Google requires that you configure an OAuth consent screen, which lets your users choose how to grant access to their private data and provides a link to your organization's terms of service and privacy policy.

In the left menu, select the OAuth consent screen page. Before you can configure your OAuth consent screen, you must choose the type of users to whom you're making this app available. Depending on your selection, your app may require verification by Google.

Make your selection and select Create. Google displays the OAuth consent screen page. You can configure this screen for all applications in your project, including both internal and public applications.

Google will perform a verification for public applications if any of these are true:

  • The application uses Google APIs that use restricted or sensitive scopes.
  • The OAuth consent screen includes an application logo.
  • The project has exceeded the domain threshold.

Do the following to configure your OAuth consent screen:

  1. In the App name field, enter the name of the application that the user is granting access to — in this case, Looker.

  2. In the User support email field, enter the support email that users should contact with login or consent issues.

  3. Select ADD DOMAIN to reveal the Authorized domain 1 field. In this field, enter the domain of the URL to your Looker instance. For example, if Looker hosts your instance at https://<instance_name>.cloud.looker.com, the domain is cloud.looker.com.
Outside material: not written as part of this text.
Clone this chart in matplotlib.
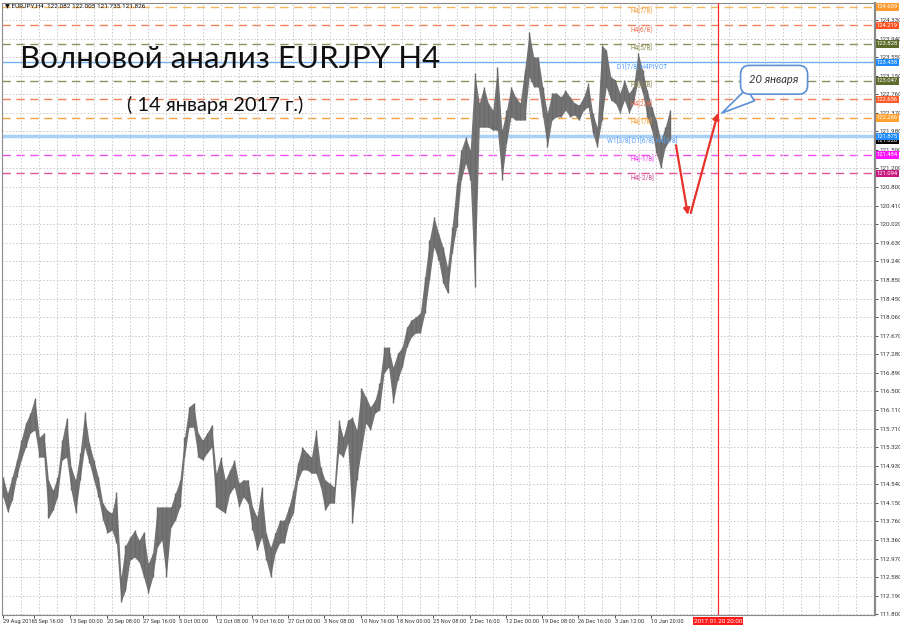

For customer-hosted Looker deployments, enter the domain on which you host Looker.

  4. In the Developer contact information section, enter one or more email addresses that Google can use to contact you about your project.

    The remaining fields are optional, but you can use them to further customize your consent screen.

  5. Select SAVE AND CONTINUE.

  6. Google displays the Scopes page, where you can configure scopes. Looker requires only the default scopes, so no additional scope configuration is required. Select SAVE AND CONTINUE.

  7. On the Summary page, select BACK TO DASHBOARD.

You can now continue the procedure for generating your OAuth credentials.

For more information about configuring the Google OAuth consent screen, see the Google support documentation.

Configuring the Looker connection for BigQuery with OAuth

To enable OAuth for your BigQuery connection, select the OAuth option on the Looker Connection page when you are setting up the Looker connection to BigQuery. When you enable the OAuth option, Looker will display the OAuth Client ID and OAuth Client Secret fields. Paste in the Client ID and Client Secret values that you obtained as a step in the Generating Google OAuth credentials procedure on this page.

How Looker users authenticate in to BigQuery with OAuth

Once the Looker connection to BigQuery is set up for OAuth, users can use Looker to perform their initial authentication into your BigQuery database by doing one of the following:

Authenticating in to Google from a query

Once the Looker connection to BigQuery is set up for OAuth, Looker will prompt users to log in with their Google Account before running queries that use the BigQuery connection. Looker shows this prompt from Explores, dashboards, Looks, and SQL Runner.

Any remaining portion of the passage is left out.